C’est ce qui a également séduit le jury. Pour la première fois en France, la production d’une campagne s’inscrit dans une tendance sociétale actuelle: l'écoresponsabilité. «Il est nécessaire que les sociétés de production s’insèrent dans ce mouvement écologique. D’ailleurs, certaines productions internationales commencent à compenser leurs dépenses en carbone en plantant des arbres en Amérique du Sud», assure François Melon, de P&G et de l'UDA. Ce que confirment plusieurs producteurs français: «Nous sommes bien sûr tous concernés, mais la production de films publicitaires rencontre beaucoup de paramètres, tels que la météo, les décors et évidement le coût de production, qui nous oblige parfois à voyager et donc augmenter l'impact carbone. Nous aimerions plus sensibiliser les annonceurs à la possibilité de tourner en France dans la mesure du possible», selon Julien Pasquier, de Standard et de l'APFP. «Les sociétés de production françaises sont très en retard sur cette question écologique, notamment parce que les clients, les agences, les budgets, les habitudes des équipes et les timings ne nous permettent pas de mettre en place des productions écoresponsables. Travailler en mode écologique coûte environ 30% plus cher», précise Nicolas Billon, de Continental Productions.

Pour inciter les sociétés de production françaises à s’investir dans les questions écologiques, l’AACC (Association des agences-conseils en communication) a mis en place dès 2008 une charte, notamment pour la production des affiches et autres visuels. «Quand nous sommes responsables et décisionnaires des achats d’impression, nous garantissons qu’au moins 80% du tonnage papier de ces productions passent par des imprimeurs écoresponsables et sont imprimées sur des supports écoresponsables», explique Rémy Carteret, directeur de la production print chez Ray Paris (Y&R) et membre de la délégation Production de l’AACC.

Au-delà de cette autorégulation concernant le print, «nous sommes, pour certains, engagés à travers d’autres aspects du sujet: politique d’entreprise et engagements, sensibilisations et formations internes et clients, gestion des achats responsables – provenances, impacts, certifications, RH, traçabilité, tris, etc.», conclut Rémy Carteret.

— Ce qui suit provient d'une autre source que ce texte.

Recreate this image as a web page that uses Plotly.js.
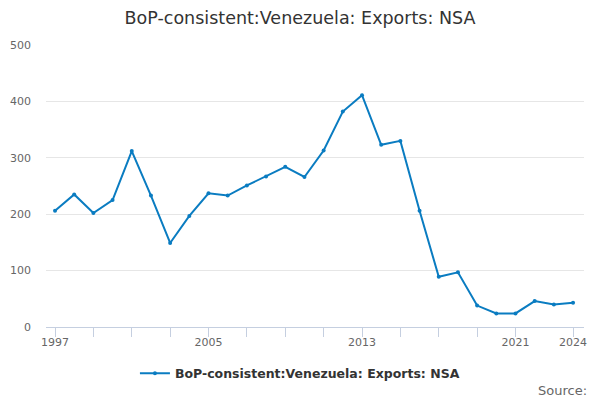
<!DOCTYPE html>
<html>
<head>
<meta charset="utf-8">
<script src="https://cdn.plot.ly/plotly-3.0.1.min.js"></script>
<style>
  html, body { margin: 0; padding: 0; background: #fff; }
  #chart { width: 600px; height: 400px; }
</style>
</head>
<body>
<div id="chart"></div>
<script>
var years = [1997, 1998, 1999, 2000, 2001, 2002, 2003, 2004, 2005, 2006,
    2007, 2008, 2009, 2010, 2011, 2012, 2013, 2014, 2015, 2016,
    2017, 2018, 2019, 2020, 2021, 2022, 2023, 2024];
var exportsNsa = [206, 235, 202, 225, 312, 233, 149, 197, 237, 233,
    251, 267, 284, 266, 313, 382, 411, 323, 330, 206,
    89, 97, 38, 24, 24, 46, 40, 43];
var tickYears = [1997, 1999, 2001, 2003, 2005, 2007, 2009, 2011, 2013, 2015, 2017, 2019, 2021, 2024];
var tickLabels = ["1997", "", "", "", "2005", "", "", "", "2013", "", "", "", "2021", "2024"];
var seriesName = "BoP-consistent:Venezuela: Exports: NSA";

var trace = {
    x: years,
    y: exportsNsa,
    type: "scatter",
    mode: "lines+markers",
    name: seriesName,
    line: { color: "#0a7cc1", width: 2 },
    marker: { color: "#0a7cc1", size: 4 }
};

var layout = {
    width: 600,
    height: 400,
    font: { family: "DejaVu Sans", color: "#333" },
    title: {
        text: seriesName,
        font: { size: 17.5, color: "#333" },
        x: 0.5, xanchor: "center",
        y: 0.955, yanchor: "middle"
    },
    margin: { l: 46, r: 16, t: 45, b: 73 },
    paper_bgcolor: "#fff",
    plot_bgcolor: "#fff",
    showlegend: true,
    legend: {
        orientation: "h",
        x: 0.472, xanchor: "center",
        y: -0.165, yanchor: "middle",
        itemwidth: 30,
        font: { size: 12.5, color: "#333", weight: "bold" }
    },
    xaxis: {
        range: [1996.53, 2024.57],
        tickmode: "array",
        tickvals: tickYears,
        ticktext: tickLabels,
        ticks: "outside",
        ticklen: 9,
        tickcolor: "#c5cfe0",
        showline: true,
        linecolor: "#c5cfe0",
        showgrid: false,
        zeroline: false,
        ticklabelstandoff: -4,
        tickfont: { size: 11, color: "#666" }
    },
    yaxis: {
        range: [0, 500],
        tickvals: [0, 100, 200, 300, 400, 500],
        showgrid: true,
        gridcolor: "#e6e6e6",
        zeroline: false,
        showline: false,
        ticklabelstandoff: 14,
        tickfont: { size: 11, color: "#666" }
    },
    annotations: [{
        text: "Source:",
        xref: "paper", yref: "paper",
        x: 1.01, xanchor: "right",
        y: -0.225, yanchor: "middle",
        showarrow: false,
        font: { size: 13, color: "#666" }
    }]
};

Plotly.newPlot("chart", [trace], layout, { displayModeBar: false });
</script>
</body>
</html>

Récompenser la chaîne de fabrication d'une campagne

 

Organisé avec les délégations Production de l’AACC (Association des agences-conseils en communication) et de l’UDA (Union des annonceurs), le premier Grand Prix Stratégies de la production publicitaire veut mettre en avant «la valeur ajoutée des métiers de la production au service de l’efficacité publicitaire». «Le but est de récompenser la production d’une campagne sans juger l’idée créative. Il faut donc se concentrer sur la chaîne de fabrication de la campagne, c’est-à-dire la façon dont les acteurs sont dirigés, la caméra portée, les décors montés et les effets spéciaux utilisés», précise Frédéric Trésal-Mauroz, membre du jury, vice-président de Prodigious France et président de la délégation Production de l’AACC.

Outil stratégique

Vitrine du métier de producteur, ce prix était attendu par la profession. «C’est la première fois qu’un prix en France récompense le travail des producteurs. Même dans les catégories Craft des grands festivals, les producteurs et les sociétés de production ne sont pas forcément nommés ou mis en avant», indique le producteur Julien Pasquier.

Applaudie par la profession, cette initiative semble également satisfaire les annonceurs puisque «la qualité d’une production publicitaire a un impact sur l’image de la marque. Les annonceurs doivent comprendre que la production est un outil stratégique qui va leur permettre d’augmenter leur désirabilité», reconnait François Melon, membre du jury.

Pour cette première édition, 80 campagnes ont été inscrites par 22 participants dans neuf catégories: films de publicité, vidéos content, radio, mobile, site web, campagnes digitales, presse et affichage, édition et enfin cross-media).